Che l’Italia non sia ai margini di questa sfida, ma piuttosto al centro, lo ha riconosciuto lo stesso Benedetto XVI, allorché, parlando a Verona al IV Convegno Nazionale della Chiesa Italiana, ha esortato i cattolici italiani a non “ripiegarsi” su se stessi, a “mantenere vivo” il loro “dinamismo”, ad “aprirsi con fiducia a nuovi rapporti” e a rendere in questo modo “un grande servizio non solo a questa nazione, ma anche all’Europa e al mondo”. Si tratta di un programma politico-culturale decisamente ambizioso per i cattolici italiani, ma che certamente non riguarda solo i cattolici.
Proprio sulle questioni cruciali della salvaguardia della vita umana, della famiglia fondata sul matrimonio, delle radici culturali dell’Europa, tanto per fare qualche esempio, l’Italia ha saputo realizzare in questi anni un’importante saldatura tra cattolicesimo e cultura laica sensibile alle ragioni e alla dimensione pubblica della fede. La fine del collateralismo della Chiesa italiana con questo o quel partito politico sta rivelandosi come una grande opportunità per tutti. Sono certo che la nuova situazione non sarebbe dispiaciuta a Don Lorenzo Milani o a Giorgio La Pira.
Oggi purtroppo sono in molti a pensare che esista nella chiesa una dottrina sociale ad uso dei cattolici del centro-sinistra e una dottrina sulle questioni non negoziabili della salvaguardia della vita umana ad uso dei cattolici del centro-destra. A me piace pensare invece che esista un solo magistero della chiesa, il quale richiama l’attenzione di tutti sul fatto che la nuova questione sociale, l’obbligo che abbiamo di perseguire una maggiore giustizia, riguarda, oggi come ieri, i più deboli, i più fragili, vuoi perché troppo poveri, troppo vecchi o perché non ancora nati.
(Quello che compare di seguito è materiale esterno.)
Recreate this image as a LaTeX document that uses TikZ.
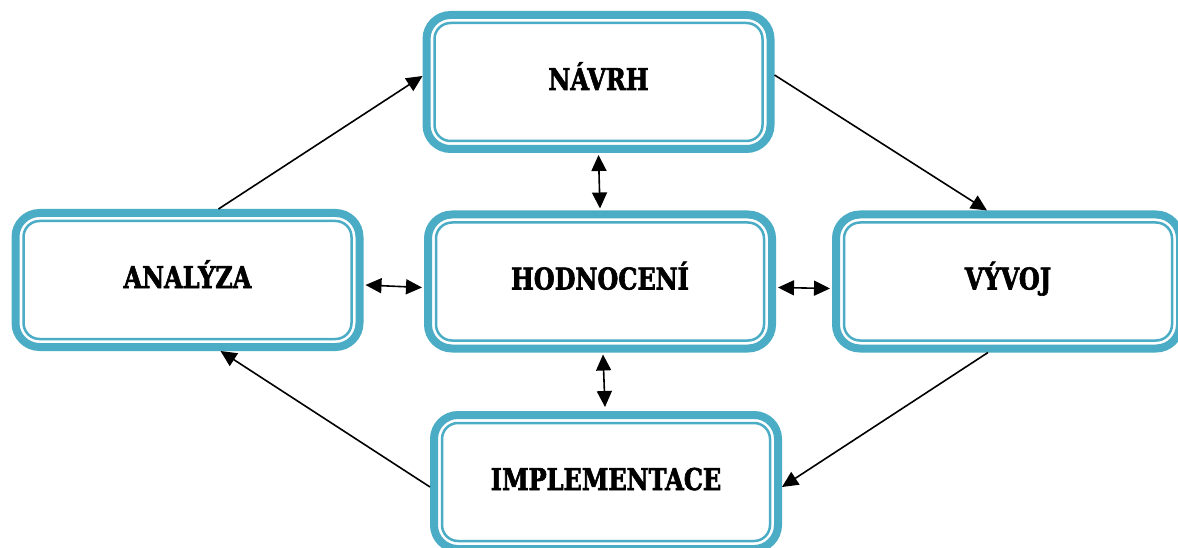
\documentclass[tikz,border=0pt]{standalone}
\usepackage{fontspec}
\newfontfamily\boxfont{DejaVu Serif}[FakeStretch=0.8,FakeBold=2]
\usetikzlibrary{arrows.meta,calc}
\definecolor{tealbox}{HTML}{4BACC6}
\begin{document}
\begin{tikzpicture}[x=1pt,y=-1pt,
  stagebox/.style={draw=tealbox, line width=8pt, rounded corners=24pt,
    minimum width=344pt, minimum height=134pt, fill=white,
    font=\boxfont\bfseries\fontsize{30}{30}\selectfont, inner sep=0pt,
    text height=22pt, text depth=6pt},
  innerline/.style={draw=tealbox, line width=2.5pt, rounded corners=16pt},
  arr/.style={line width=1.6pt, -{Triangle[length=16pt,width=15pt]}},
  darr/.style={line width=1.6pt, {Triangle[length=16pt,width=15pt]}-{Triangle[length=16pt,width=15pt]}}]
\useasboundingbox (0,0) rectangle (1178,548);
\node[stagebox] (n) at (598.5,82) {NÁVRH};
\node[stagebox] (a) at (187.5,280) {ANALÝZA};
\node[stagebox] (h) at (600,281.5) {HODNOCENÍ};
\node[stagebox] (v) at (1008,281.5) {VÝVOJ};
\node[stagebox] (i) at (606,482) {IMPLEMENTACE};
\foreach \b in {n,a,h,v,i}{
  \draw[innerline] ([shift={(12pt,-12pt)}]\b.north west) rectangle ([shift={(-12pt,12pt)}]\b.south east);
}
\draw[arr] ([xshift=31pt]a.north) -- ([yshift=6pt]n.west);
\draw[arr] ([yshift=7pt]n.east) -- ([xshift=-21pt]v.north);
\draw[arr] ([xshift=-20pt]v.south) -- ([yshift=-5pt]i.east);
\draw[arr] ([yshift=-5pt]i.west) -- ([xshift=33pt]a.south);
\draw[darr] ([yshift=-2pt]n.south) -- ([yshift=2pt]h.north);
\draw[darr] ([xshift=2pt,yshift=-5pt]a.east) -- ([xshift=-2pt,yshift=-6pt]h.west);
\draw[darr] ([xshift=2pt,yshift=-6pt]h.east) -- ([xshift=-2pt,yshift=-7pt]v.west);
\draw[darr] ([xshift=3pt,yshift=-2pt]h.south) -- ([xshift=-1pt,yshift=4pt]i.north);
\end{tikzpicture}
\end{document}
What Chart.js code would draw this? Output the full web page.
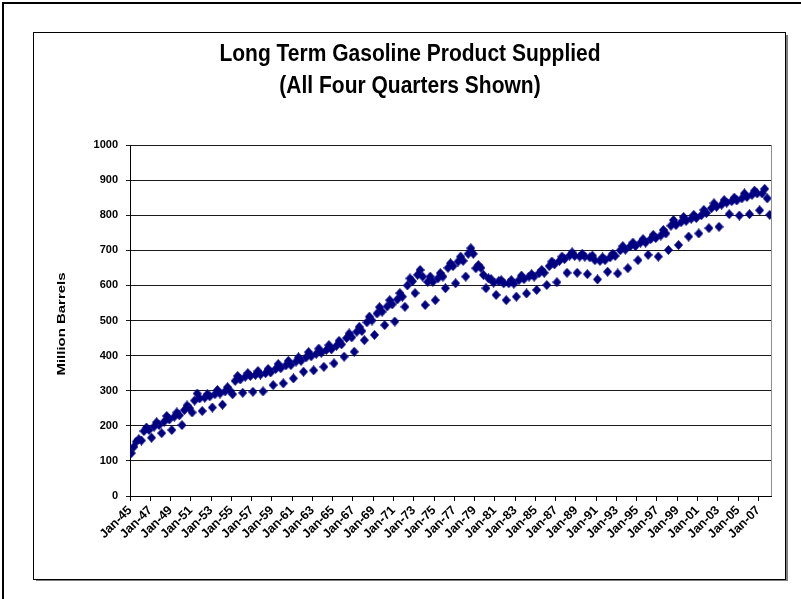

L’augurio che formulo a questo convegno, proprio sulla scia di Giorgio La Pira, Don Lorenzo Milani e Padre Ernesto Balducci, è quello di aiutarci davvero a non ricadere nelle polarizzazioni del passato che vedevano i cattolici da una parte e i laici dall’altra, pronti magari entrambi a dialogare con ideologie politiche antidemocratiche e antiliberali, ma mai tra di loro. Possa davvero questo convegno aiutarci a cogliere i “segni dei tempi”, per esserne interpreti degni e promuovere in questo modo, con l’aiuto e la collaborazione di tutti, una maggiore giustizia per il nostro Paese.